SHORT TASK:
Only the lines from the start of the data to the line containing "(1196,12) rectangle (1563,955);", both included, should be output, exactly and without pictures.

= = = = = = =

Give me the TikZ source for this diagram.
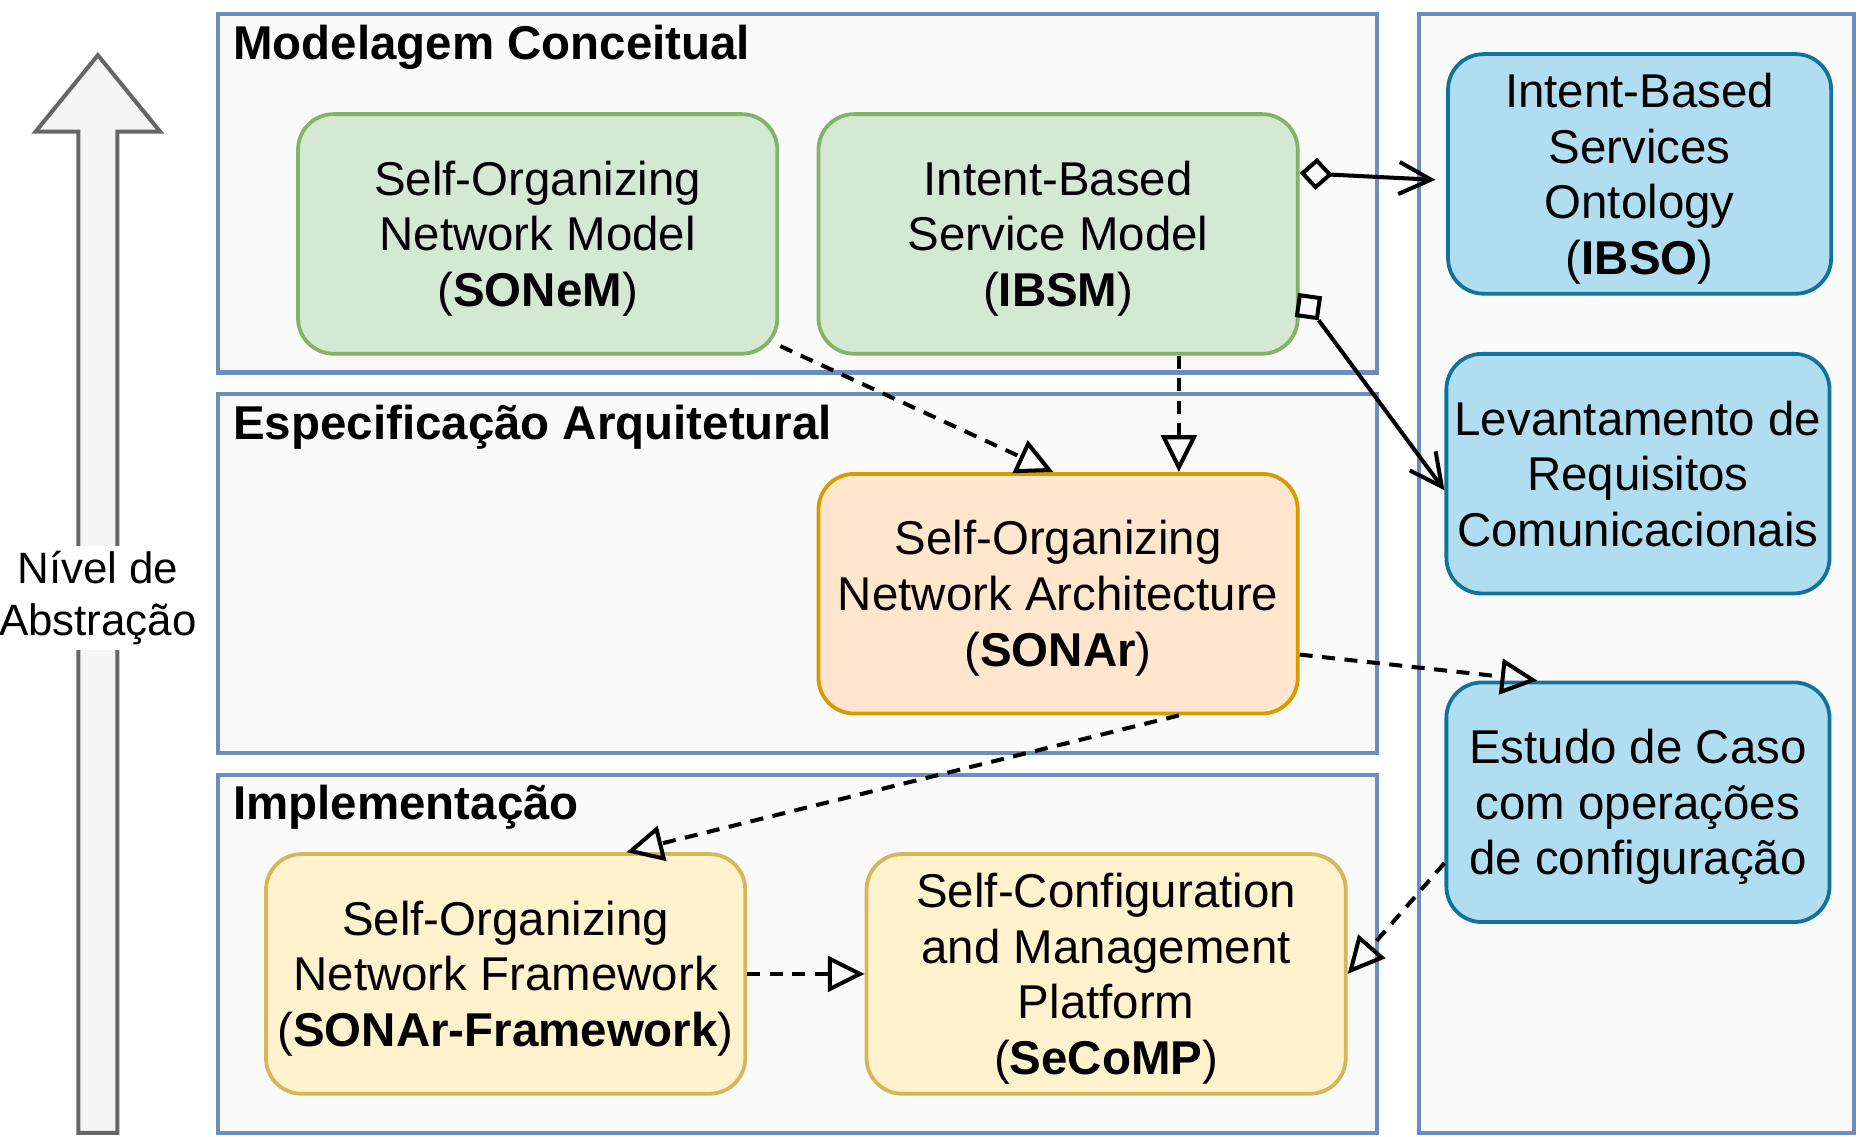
\documentclass[tikz,border=0pt]{standalone}
\usepackage{fontspec}
\setmainfont{Liberation Sans}
\usetikzlibrary{arrows.meta,calc}
\definecolor{contfill}{HTML}{FAFAFA}
\definecolor{contdraw}{HTML}{6C8EBF}
\definecolor{gfill}{HTML}{D5E8D4}
\definecolor{gdraw}{HTML}{82B366}
\definecolor{ofill}{HTML}{FFE6CC}
\definecolor{odraw}{HTML}{D79B00}
\definecolor{yfill}{HTML}{FFF2CC}
\definecolor{ydraw}{HTML}{D6B656}
\definecolor{bfill}{HTML}{B1DDF0}
\definecolor{bdraw}{HTML}{10739E}
\definecolor{afill}{HTML}{F5F5F5}
\definecolor{adraw}{HTML}{666666}
\newcommand{\topst}{\rule{0pt}{37pt}}
\newcommand{\botst}{\rule[-8pt]{0pt}{8pt}}
\begin{document}
\begin{tikzpicture}[x=1pt,y=-1pt,
  container/.style={draw=contdraw, fill=contfill, line width=3.5pt},
  box/.style={rounded corners=30pt, line width=3.2pt, minimum width=404pt, minimum height=202pt,
    align=center, inner sep=2pt, font=\fontsize{40}{47}\selectfont},
  greenbox/.style={box, fill=gfill, draw=gdraw},
  orangebox/.style={box, fill=ofill, draw=odraw},
  yellowbox/.style={box, fill=yfill, draw=ydraw},
  bluebox/.style={box, fill=bfill, draw=bdraw, minimum width=323pt},
  title/.style={anchor=base west, inner sep=0pt, font=\fontsize{40}{48}\selectfont\bfseries},
  dep/.style={line width=3.4pt, dash pattern=on 11pt off 8pt,
    -{Triangle[open, length=31pt, width=30pt]}},
  assoc/.style={line width=3.4pt},
  sqmark/.style={draw, line width=3.4pt, fill=contfill, minimum size=17pt, inner sep=0pt},
  bigarrow/.style={draw=adraw, fill=afill, line width=3.4pt, line join=miter}
]
\useasboundingbox (0,0) rectangle (1568,958);

% containers
\draw[container] (184,12) rectangle (1161,314);
\draw[container] (184,332) rectangle (1161,635);
\draw[container] (184,653) rectangle (1161,955);
\draw[container] (1196,12) rectangle (1563,955);

\node[title] (t1) at (196.5,50.5) {Modelagem Conceitual};
\node[title] (t2) at (196.5,370.5) {Especificação Arquitetural};
\node[title] (t3) at (196.5,690.5) {Implementação};

% abstraction arrow
\draw[bigarrow] (66,955) -- (66,111) -- (30,111) -- (82.5,46.5) -- (135,111) -- (99,111) -- (99,955) -- cycle;
\node[fill=white, inner sep=0pt, align=center, font=\fontsize{37}{44}\selectfont,
  minimum height=88pt, minimum width=166pt] (lbl) at (82.5,504) {Nível de\\Abstração};

% nodes
\node[greenbox] (sonem) at (453.25,197.2) {\topst Self-Organizing\\Network Model\\(\textbf{SONeM})\botst};
\node[greenbox] (ibsm) at (892,197.2) {\topst Intent-Based\\Service Model\\(\textbf{IBSM})\botst};
\node[orangebox] (sonar) at (892,500.5) {\topst Self-Organizing\\Network Architecture\\(\textbf{SONAr})\botst};
\node[yellowbox] (sonarf) at (426.25,821) {\topst Self-Organizing\\Network Framework\\(\textbf{SONAr-Framework})\botst};
\node[yellowbox] (secomp) at (932.5,821) {\topst Self-Configuration\\and Management\\Platform\\(\textbf{SeCoMP})\botst};
\node[bluebox] (ibso) at (1382.2,146.6) {\topst Intent-Based\\Services\\Ontology\\(\textbf{IBSO})\botst};
\node[bluebox] (lev) at (1380.8,399.3) {\topst Levantamento de\\Requisitos\\Comunicacionais\botst};
\node[bluebox] (estudo) at (1380.8,676.3) {\topst Estudo de Caso\\com operações\\de configuração\botst};

% connectors
\draw[dep] ($(sonem.south east)+(1,-8)$) -- ($(sonar.north)+(-4,0)$);
\draw[dep] ($(ibsm.south)!0.5!(ibsm.south east)$) -- ($(sonar.north)!0.5!(sonar.north east)$);
\draw[assoc, {Diamond[open, length=28pt, width=27pt]}-{Straight Barb[length=27pt, width=27pt]}]
  ($(ibsm.east)!0.5!(ibsm.north east)$) -- ($(ibso.west)+(-9,5)$);
\node[sqmark, rotate=-8] (sq) at (1103,258.5) {};
\draw[assoc, -{Straight Barb[length=27pt, width=27pt]}]
  (sq.south east) -- ($(lev.west)+(0,14)$);
\draw[dep] ($(sonar.east)!0.5!(sonar.south east)$) -- ($(estudo.north west)!0.24!(estudo.north east)$);
\draw[dep] ($(sonar.south)!0.5!(sonar.south east)$) -- ($(sonarf.north west)!0.75!(sonarf.north east)$);
\draw[dep] (sonarf.east) -- (secomp.west);
\draw[dep] ($(estudo.west)!0.5!(estudo.south west)$) -- (secomp.east);
\end{tikzpicture}
\end{document}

= = = = = = =

SOLUTION FOR THIS PROBLEM:
Give me the TikZ source for this diagram.
\documentclass[tikz,border=0pt]{standalone}
\usepackage{fontspec}
\setmainfont{Liberation Sans}
\usetikzlibrary{arrows.meta,calc}
\definecolor{contfill}{HTML}{FAFAFA}
\definecolor{contdraw}{HTML}{6C8EBF}
\definecolor{gfill}{HTML}{D5E8D4}
\definecolor{gdraw}{HTML}{82B366}
\definecolor{ofill}{HTML}{FFE6CC}
\definecolor{odraw}{HTML}{D79B00}
\definecolor{yfill}{HTML}{FFF2CC}
\definecolor{ydraw}{HTML}{D6B656}
\definecolor{bfill}{HTML}{B1DDF0}
\definecolor{bdraw}{HTML}{10739E}
\definecolor{afill}{HTML}{F5F5F5}
\definecolor{adraw}{HTML}{666666}
\newcommand{\topst}{\rule{0pt}{37pt}}
\newcommand{\botst}{\rule[-8pt]{0pt}{8pt}}
\begin{document}
\begin{tikzpicture}[x=1pt,y=-1pt,
  container/.style={draw=contdraw, fill=contfill, line width=3.5pt},
  box/.style={rounded corners=30pt, line width=3.2pt, minimum width=404pt, minimum height=202pt,
    align=center, inner sep=2pt, font=\fontsize{40}{47}\selectfont},
  greenbox/.style={box, fill=gfill, draw=gdraw},
  orangebox/.style={box, fill=ofill, draw=odraw},
  yellowbox/.style={box, fill=yfill, draw=ydraw},
  bluebox/.style={box, fill=bfill, draw=bdraw, minimum width=323pt},
  title/.style={anchor=base west, inner sep=0pt, font=\fontsize{40}{48}\selectfont\bfseries},
  dep/.style={line width=3.4pt, dash pattern=on 11pt off 8pt,
    -{Triangle[open, length=31pt, width=30pt]}},
  assoc/.style={line width=3.4pt},
  sqmark/.style={draw, line width=3.4pt, fill=contfill, minimum size=17pt, inner sep=0pt},
  bigarrow/.style={draw=adraw, fill=afill, line width=3.4pt, line join=miter}
]
\useasboundingbox (0,0) rectangle (1568,958);

% containers
\draw[container] (184,12) rectangle (1161,314);
\draw[container] (184,332) rectangle (1161,635);
\draw[container] (184,653) rectangle (1161,955);
\draw[container] (1196,12) rectangle (1563,955);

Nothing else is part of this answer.